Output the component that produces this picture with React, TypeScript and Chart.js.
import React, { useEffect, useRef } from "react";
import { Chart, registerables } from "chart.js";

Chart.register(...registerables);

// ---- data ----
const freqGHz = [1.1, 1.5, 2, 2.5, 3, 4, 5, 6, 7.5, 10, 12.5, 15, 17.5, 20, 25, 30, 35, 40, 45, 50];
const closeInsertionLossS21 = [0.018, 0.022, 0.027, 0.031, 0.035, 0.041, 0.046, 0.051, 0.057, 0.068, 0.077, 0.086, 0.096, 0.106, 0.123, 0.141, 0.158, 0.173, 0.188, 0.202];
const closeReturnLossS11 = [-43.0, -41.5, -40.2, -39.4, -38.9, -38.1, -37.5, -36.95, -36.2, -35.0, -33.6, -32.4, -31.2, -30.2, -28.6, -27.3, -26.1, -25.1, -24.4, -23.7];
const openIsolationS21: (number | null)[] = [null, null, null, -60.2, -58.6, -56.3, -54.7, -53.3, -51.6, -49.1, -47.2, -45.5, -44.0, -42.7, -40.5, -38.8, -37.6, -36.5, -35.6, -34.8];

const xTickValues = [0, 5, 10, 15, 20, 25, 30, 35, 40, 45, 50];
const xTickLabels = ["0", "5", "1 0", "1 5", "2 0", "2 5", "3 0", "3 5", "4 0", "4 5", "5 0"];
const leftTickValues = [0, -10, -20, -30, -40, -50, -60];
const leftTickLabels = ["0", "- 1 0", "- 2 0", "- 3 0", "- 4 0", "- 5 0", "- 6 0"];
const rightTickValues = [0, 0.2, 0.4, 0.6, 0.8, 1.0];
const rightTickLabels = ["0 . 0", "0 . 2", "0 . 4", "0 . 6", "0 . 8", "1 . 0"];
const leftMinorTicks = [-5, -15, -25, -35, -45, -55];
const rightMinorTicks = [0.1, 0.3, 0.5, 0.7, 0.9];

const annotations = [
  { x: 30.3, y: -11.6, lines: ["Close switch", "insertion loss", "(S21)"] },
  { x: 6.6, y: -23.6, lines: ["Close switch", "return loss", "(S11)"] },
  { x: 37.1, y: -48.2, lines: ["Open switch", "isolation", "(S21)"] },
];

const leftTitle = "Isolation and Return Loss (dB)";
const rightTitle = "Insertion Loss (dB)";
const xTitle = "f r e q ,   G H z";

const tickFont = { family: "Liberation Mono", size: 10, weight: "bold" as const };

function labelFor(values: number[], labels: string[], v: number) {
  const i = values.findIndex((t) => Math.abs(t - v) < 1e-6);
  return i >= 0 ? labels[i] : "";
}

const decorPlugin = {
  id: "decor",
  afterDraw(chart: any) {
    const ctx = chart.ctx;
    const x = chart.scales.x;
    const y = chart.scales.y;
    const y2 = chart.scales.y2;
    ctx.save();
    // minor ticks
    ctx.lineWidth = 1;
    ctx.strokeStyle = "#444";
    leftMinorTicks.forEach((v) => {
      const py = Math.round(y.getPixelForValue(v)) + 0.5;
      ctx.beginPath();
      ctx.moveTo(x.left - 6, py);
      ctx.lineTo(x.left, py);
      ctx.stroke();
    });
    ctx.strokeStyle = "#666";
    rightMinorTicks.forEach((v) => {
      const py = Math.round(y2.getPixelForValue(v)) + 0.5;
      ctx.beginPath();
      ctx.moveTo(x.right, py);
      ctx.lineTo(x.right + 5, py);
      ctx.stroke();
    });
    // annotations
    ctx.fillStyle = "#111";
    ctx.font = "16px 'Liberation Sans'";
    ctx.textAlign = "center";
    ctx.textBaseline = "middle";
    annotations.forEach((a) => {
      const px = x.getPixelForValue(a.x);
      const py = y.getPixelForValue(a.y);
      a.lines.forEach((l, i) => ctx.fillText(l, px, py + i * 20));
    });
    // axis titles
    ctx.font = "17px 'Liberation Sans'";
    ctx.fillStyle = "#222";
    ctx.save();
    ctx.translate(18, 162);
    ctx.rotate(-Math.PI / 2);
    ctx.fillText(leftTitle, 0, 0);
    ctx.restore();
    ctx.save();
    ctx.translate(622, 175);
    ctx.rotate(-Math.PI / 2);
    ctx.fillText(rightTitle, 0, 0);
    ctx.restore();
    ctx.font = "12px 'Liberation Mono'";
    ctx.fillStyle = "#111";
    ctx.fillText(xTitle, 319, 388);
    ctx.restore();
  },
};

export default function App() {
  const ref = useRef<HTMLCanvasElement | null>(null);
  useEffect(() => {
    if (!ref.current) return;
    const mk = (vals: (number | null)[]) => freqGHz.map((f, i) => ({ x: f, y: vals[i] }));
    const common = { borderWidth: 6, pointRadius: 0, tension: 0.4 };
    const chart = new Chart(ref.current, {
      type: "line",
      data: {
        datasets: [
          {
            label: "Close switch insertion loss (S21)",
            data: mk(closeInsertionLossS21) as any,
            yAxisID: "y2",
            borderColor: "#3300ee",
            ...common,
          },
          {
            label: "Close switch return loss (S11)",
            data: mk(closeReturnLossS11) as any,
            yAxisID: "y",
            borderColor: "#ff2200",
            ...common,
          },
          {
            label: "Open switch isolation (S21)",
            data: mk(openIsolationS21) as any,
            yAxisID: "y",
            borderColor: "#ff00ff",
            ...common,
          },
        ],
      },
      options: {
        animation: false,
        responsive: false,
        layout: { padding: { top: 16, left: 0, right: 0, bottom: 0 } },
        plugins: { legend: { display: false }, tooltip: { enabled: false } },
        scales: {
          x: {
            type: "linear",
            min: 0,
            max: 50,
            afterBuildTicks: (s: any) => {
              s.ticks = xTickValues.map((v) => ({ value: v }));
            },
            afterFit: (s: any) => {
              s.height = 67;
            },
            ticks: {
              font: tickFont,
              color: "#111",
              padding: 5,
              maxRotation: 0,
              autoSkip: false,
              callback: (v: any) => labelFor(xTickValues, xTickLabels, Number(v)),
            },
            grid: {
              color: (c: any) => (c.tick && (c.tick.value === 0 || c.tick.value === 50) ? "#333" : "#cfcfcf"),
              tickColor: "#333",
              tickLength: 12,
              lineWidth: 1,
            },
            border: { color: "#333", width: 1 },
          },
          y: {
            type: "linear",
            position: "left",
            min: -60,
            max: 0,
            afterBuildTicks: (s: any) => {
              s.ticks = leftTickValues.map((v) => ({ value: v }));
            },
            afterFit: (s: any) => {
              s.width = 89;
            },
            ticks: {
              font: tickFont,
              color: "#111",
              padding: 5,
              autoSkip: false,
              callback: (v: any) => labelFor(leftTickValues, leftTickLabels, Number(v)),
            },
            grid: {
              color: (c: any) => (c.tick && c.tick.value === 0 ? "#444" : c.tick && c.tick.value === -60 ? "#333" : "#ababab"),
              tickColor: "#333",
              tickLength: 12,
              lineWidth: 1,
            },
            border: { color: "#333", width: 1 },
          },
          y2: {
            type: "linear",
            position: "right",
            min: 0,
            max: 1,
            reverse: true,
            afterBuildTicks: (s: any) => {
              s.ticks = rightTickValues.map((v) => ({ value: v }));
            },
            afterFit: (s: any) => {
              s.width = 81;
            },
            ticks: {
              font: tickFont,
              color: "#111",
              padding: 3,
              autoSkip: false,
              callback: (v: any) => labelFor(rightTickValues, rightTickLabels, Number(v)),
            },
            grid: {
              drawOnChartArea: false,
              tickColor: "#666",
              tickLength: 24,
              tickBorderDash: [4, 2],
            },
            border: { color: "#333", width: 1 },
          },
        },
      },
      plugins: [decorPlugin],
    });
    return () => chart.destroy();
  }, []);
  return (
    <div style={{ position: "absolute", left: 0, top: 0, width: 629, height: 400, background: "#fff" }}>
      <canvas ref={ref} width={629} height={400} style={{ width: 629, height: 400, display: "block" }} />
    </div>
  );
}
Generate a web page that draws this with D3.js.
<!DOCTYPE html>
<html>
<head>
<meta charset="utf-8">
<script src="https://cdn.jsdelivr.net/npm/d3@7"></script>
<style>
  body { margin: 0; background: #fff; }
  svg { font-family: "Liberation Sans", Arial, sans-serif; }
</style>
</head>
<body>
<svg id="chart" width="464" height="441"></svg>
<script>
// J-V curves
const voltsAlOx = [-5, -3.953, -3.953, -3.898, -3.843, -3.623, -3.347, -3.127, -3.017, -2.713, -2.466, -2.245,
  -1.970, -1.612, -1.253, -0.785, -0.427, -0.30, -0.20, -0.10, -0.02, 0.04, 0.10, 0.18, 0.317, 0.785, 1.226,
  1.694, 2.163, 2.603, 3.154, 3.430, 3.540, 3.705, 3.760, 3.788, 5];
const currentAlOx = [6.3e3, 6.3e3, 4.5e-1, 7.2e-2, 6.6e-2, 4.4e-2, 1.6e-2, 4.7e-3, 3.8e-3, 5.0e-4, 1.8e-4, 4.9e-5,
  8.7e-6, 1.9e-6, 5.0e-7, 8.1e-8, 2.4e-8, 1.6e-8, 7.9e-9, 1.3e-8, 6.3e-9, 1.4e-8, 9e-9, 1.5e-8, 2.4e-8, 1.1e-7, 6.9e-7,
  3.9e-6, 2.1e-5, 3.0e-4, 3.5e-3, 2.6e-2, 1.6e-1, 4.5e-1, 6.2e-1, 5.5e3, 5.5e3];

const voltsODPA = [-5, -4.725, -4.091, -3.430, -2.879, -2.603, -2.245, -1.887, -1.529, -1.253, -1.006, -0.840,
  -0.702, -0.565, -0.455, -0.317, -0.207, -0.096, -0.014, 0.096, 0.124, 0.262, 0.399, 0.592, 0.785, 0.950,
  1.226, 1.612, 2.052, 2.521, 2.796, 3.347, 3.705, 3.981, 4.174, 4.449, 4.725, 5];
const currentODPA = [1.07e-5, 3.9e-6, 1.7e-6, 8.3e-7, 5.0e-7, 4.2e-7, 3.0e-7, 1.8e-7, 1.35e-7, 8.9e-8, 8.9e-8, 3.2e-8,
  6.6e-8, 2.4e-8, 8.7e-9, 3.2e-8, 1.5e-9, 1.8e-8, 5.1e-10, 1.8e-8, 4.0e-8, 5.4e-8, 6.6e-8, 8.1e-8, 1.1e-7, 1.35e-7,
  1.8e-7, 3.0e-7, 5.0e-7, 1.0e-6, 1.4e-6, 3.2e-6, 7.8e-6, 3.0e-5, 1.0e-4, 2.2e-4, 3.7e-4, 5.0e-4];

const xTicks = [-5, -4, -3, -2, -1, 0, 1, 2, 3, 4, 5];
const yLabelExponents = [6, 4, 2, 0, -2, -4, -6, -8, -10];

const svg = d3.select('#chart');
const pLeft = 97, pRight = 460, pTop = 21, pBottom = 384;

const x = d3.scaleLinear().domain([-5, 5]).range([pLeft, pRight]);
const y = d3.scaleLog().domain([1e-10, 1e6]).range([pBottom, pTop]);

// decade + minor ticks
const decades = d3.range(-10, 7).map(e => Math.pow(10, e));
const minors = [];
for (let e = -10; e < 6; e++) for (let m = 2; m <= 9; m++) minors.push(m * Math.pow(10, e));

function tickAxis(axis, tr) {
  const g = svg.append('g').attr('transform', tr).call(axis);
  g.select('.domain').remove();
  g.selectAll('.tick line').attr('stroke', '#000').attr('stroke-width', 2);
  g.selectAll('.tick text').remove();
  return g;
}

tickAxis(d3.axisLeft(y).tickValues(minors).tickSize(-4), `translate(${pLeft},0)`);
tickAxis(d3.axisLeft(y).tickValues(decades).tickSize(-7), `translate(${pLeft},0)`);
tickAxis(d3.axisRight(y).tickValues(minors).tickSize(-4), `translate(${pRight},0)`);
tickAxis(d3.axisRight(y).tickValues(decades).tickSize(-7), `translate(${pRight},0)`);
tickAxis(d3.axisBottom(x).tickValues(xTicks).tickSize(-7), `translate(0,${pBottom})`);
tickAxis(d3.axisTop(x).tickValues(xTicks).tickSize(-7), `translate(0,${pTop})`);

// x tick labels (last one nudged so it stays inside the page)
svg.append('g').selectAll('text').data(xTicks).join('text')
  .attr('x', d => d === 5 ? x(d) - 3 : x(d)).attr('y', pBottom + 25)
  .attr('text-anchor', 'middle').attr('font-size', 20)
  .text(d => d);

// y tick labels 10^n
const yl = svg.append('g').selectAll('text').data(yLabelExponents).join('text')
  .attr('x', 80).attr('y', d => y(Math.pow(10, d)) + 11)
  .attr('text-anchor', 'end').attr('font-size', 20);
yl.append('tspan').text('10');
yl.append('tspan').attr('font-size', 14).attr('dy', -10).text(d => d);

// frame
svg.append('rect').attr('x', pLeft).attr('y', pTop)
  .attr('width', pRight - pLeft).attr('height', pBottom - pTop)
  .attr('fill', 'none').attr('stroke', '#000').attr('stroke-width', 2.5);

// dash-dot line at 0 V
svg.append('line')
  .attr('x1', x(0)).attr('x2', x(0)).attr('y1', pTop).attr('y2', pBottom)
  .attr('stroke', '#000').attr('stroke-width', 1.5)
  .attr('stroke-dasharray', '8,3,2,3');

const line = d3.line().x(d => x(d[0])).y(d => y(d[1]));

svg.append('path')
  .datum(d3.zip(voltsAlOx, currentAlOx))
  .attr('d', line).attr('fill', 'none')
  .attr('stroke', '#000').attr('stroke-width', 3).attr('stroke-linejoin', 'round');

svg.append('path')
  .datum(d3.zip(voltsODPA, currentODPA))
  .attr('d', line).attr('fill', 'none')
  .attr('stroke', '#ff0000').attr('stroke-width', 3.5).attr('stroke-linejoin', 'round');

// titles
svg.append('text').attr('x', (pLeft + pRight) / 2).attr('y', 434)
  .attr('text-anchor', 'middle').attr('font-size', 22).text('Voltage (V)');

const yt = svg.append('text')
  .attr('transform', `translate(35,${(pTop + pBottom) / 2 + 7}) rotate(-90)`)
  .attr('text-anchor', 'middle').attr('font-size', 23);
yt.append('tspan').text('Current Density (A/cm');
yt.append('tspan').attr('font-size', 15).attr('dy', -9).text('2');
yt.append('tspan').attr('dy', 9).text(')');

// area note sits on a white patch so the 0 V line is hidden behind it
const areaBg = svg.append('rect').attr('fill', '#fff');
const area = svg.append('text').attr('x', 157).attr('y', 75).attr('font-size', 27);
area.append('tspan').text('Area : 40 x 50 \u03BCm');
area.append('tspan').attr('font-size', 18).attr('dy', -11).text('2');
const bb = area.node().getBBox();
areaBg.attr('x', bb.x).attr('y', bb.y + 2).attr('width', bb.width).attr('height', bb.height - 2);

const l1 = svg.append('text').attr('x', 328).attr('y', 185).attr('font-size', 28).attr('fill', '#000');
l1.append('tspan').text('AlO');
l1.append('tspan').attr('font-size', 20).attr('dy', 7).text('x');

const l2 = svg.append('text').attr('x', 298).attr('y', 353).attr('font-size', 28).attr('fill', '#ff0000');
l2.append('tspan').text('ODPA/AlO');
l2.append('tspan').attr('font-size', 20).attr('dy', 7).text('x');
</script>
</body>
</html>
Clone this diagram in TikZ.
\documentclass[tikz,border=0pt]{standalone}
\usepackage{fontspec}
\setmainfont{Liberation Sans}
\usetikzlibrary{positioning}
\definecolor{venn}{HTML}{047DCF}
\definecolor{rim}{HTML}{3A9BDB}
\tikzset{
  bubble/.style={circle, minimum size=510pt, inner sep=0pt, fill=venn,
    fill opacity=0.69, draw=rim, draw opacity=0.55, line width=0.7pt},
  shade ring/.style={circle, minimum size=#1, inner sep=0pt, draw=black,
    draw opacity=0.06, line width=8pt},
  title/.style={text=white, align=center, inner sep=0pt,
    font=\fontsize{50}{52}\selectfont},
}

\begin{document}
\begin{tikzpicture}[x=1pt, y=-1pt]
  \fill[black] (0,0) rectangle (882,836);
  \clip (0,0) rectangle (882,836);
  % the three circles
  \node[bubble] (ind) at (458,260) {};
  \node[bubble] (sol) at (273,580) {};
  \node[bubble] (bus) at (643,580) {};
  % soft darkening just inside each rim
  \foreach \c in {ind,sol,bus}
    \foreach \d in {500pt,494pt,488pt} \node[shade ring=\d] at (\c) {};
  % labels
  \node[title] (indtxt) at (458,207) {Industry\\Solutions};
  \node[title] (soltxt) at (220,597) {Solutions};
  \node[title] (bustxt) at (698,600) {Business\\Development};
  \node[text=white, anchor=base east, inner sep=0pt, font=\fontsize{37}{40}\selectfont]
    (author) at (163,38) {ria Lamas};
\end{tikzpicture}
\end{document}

Task description: Write out again, exactly, the lines from the start of the entries up to and including the one with "Chart.register(...registerables);". Nothing else belongs in the reply.

Exercise response:
Output the component that produces this picture with React, TypeScript and Chart.js.
import React, { useEffect, useRef } from "react";
import { Chart, registerables } from "chart.js";

Chart.register(...registerables);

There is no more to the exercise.